Resource-Efficient Federated Learning and DAG Blockchain With Sharding in Digital-Twin-Driven Industrial IoT

The development of Industry 4.0 relies on emerging technologies of digital twin, machine learning, blockchain, and Internet of Things (IoT) to build autonomous self-configuring systems that maximize manufactory efficiency, precision, and accuracy. In this article, we propose a new distributed and secure digital twin-driven IIoT framework that integrates federated learning and directed acyclic graph (DAG) blockchain with sharding. The proposed framework includes three planes: 1) the data plane; 2) the blockchain plane; and 3) the digital twin plane. Specifically, the data plane performs federated learning through a set of cluster heads to train models at network edges for twin model construction. The blockchain plane, which supports sharding, utilizes a hierarchical consensus scheme based on DAG blockchain to verify both local model updates and global model updates. The digital twin plane is responsible for constructing and maintaining twin model. Then, an efficient resource scheduling scheme is designed by considering performance of both federated learning and DAG blockchain with sharding.

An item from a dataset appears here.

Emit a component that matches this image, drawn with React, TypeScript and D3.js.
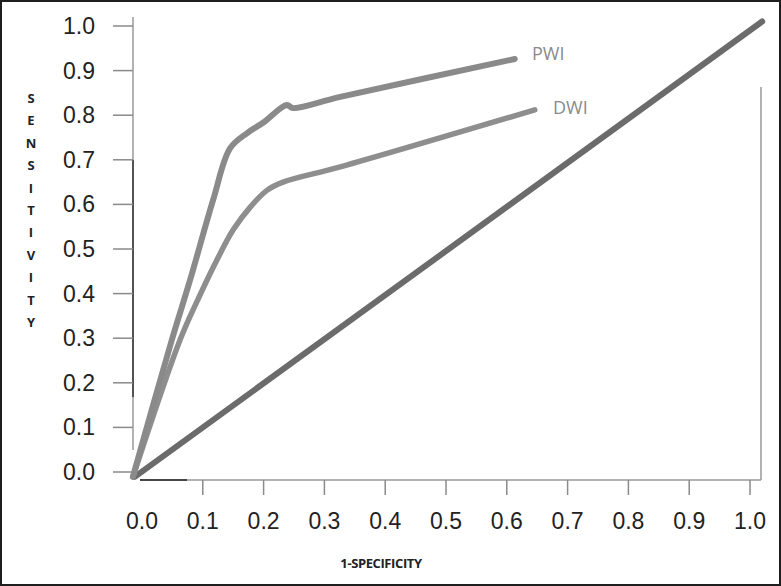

Accordingly, an optimization problem is formulated to maximize long-term utility of the digital twin-driven IIoT. To cope with mapping error in the digital twin plane, a multiagent proximal policy optimization (MAPPO) approach is developed to solve the optimization problem. Numerical results illustrate that comparing with traditional approach, the proposed MAPPO improves utility by about 37 %, and reduces time latency by about 14%. Moreover, it also can well adapt to the mapping error.